Fino a poco tempo fa una vulnerabilità presente negli Amazon Web Services, compreso il noto Amazon EC2 – piattaforma che consente di eseguire le proprie applicazioni sfruttando la potenza di calcolo dei sistemi messi a disposizione dalla società attivissima nel settore del commercio elettronico -, permetteva l’accesso da parte di utenti non autorizzati consentendo loro l’effettuazione di operazione di tipo amministrativo. E’ quanto emerge da uno studio pubblicato da un team di ricercatori tedeschi guidato dal professor Jörg Schwenk (Università di Bochum). Secondo quanto affermato, un malintenzionato poteva riuscire agevolmente ad avviare od arrestare le macchine virtuali oltre che a creare nuove immagini e gateway sul servizio “in the cloud” targato Amazon.

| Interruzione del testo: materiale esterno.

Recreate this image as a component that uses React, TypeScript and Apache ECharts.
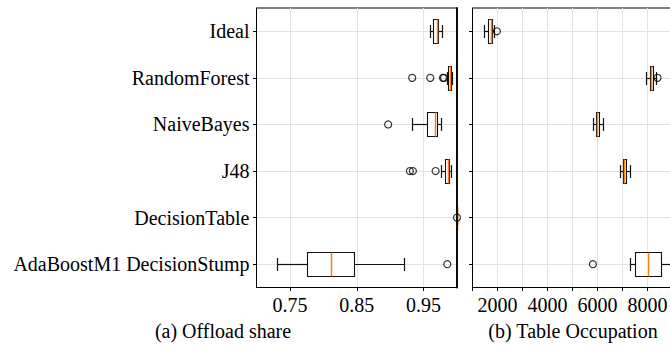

Nel corso della presentazione, tenutasi durante un evento incentrato sulla sicurezza in campo cloud, i ricercatori hanno svelato come sia stato possibile sferrare un attacco basato sulla modifica delle firme XML così da manipolare i messaggi SOAP scambiati col servizio di Amazon e fare in modo che EC2 li considerasse integri ed autentici.
Aggressioni come quella rivelata dal professor Schwenk sono note almeno dal 2005 e fanno leva sul fatto che documenti XML parzialmente firmati continuano ad essere considerati corretti in tutto e per tutto anche se questi hanno subìto delle alterazioni. Il malintenzionato può, secondo gli esperti, spostare la porzione firmata dell’albero XML ed inserire degli elementi arbitrari nella posizione originale. L’attacco andrà a buon fine se la procedura di verifica della firma, effettuata dall’applicazione, e l’interpretazione dell’XML sono gestite in modo separato ed, inoltre, se il codice non firmato viene eseguito dopo l’operazione di controllo. Secondo quanto rivelato, questo è sembrato essere proprio il caso dell’interfaccia SOAP utilizzata da Amazon.